**THE EXERCISE:** Transcribe the material from its first line onward, ending with the line that contains "mew=2.5, label='混合基线', clip_on=False, zorder=3)" and adding nothing beyond it.

**DATA EXCERPTS:**
►

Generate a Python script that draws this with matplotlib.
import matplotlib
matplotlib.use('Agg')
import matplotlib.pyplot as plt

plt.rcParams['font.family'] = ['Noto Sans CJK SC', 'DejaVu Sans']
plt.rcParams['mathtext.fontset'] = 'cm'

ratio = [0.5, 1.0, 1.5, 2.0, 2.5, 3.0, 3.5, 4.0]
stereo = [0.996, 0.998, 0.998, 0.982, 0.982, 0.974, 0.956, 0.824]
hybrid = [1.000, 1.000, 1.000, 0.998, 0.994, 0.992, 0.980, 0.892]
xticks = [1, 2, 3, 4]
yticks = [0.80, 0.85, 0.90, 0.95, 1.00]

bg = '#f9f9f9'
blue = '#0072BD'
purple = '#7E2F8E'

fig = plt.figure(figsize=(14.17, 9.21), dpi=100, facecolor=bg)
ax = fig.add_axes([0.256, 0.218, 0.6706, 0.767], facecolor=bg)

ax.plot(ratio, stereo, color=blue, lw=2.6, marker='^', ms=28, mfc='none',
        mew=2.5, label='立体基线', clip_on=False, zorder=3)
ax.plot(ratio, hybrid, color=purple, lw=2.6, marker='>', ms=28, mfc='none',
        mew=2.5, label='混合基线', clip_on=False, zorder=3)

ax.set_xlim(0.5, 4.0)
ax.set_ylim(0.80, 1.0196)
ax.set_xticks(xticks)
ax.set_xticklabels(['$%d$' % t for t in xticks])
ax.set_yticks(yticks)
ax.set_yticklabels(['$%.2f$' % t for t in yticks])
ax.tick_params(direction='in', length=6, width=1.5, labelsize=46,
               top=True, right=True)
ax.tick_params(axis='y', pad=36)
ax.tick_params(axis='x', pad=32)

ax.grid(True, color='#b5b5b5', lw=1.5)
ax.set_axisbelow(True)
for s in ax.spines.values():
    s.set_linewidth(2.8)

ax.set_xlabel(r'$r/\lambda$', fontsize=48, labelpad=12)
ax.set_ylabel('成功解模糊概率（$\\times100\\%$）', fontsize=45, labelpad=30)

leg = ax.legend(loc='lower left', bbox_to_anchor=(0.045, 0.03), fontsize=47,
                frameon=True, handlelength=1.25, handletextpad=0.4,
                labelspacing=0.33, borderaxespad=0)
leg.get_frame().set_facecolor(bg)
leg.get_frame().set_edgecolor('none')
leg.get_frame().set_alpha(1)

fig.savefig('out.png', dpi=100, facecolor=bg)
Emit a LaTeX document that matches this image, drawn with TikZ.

◄

**FINISHED TASK:**
Generate a Python script that draws this with matplotlib.
import matplotlib
matplotlib.use('Agg')
import matplotlib.pyplot as plt

plt.rcParams['font.family'] = ['Noto Sans CJK SC', 'DejaVu Sans']
plt.rcParams['mathtext.fontset'] = 'cm'

ratio = [0.5, 1.0, 1.5, 2.0, 2.5, 3.0, 3.5, 4.0]
stereo = [0.996, 0.998, 0.998, 0.982, 0.982, 0.974, 0.956, 0.824]
hybrid = [1.000, 1.000, 1.000, 0.998, 0.994, 0.992, 0.980, 0.892]
xticks = [1, 2, 3, 4]
yticks = [0.80, 0.85, 0.90, 0.95, 1.00]

bg = '#f9f9f9'
blue = '#0072BD'
purple = '#7E2F8E'

fig = plt.figure(figsize=(14.17, 9.21), dpi=100, facecolor=bg)
ax = fig.add_axes([0.256, 0.218, 0.6706, 0.767], facecolor=bg)

ax.plot(ratio, stereo, color=blue, lw=2.6, marker='^', ms=28, mfc='none',
        mew=2.5, label='立体基线', clip_on=False, zorder=3)
ax.plot(ratio, hybrid, color=purple, lw=2.6, marker='>', ms=28, mfc='none',
        mew=2.5, label='混合基线', clip_on=False, zorder=3)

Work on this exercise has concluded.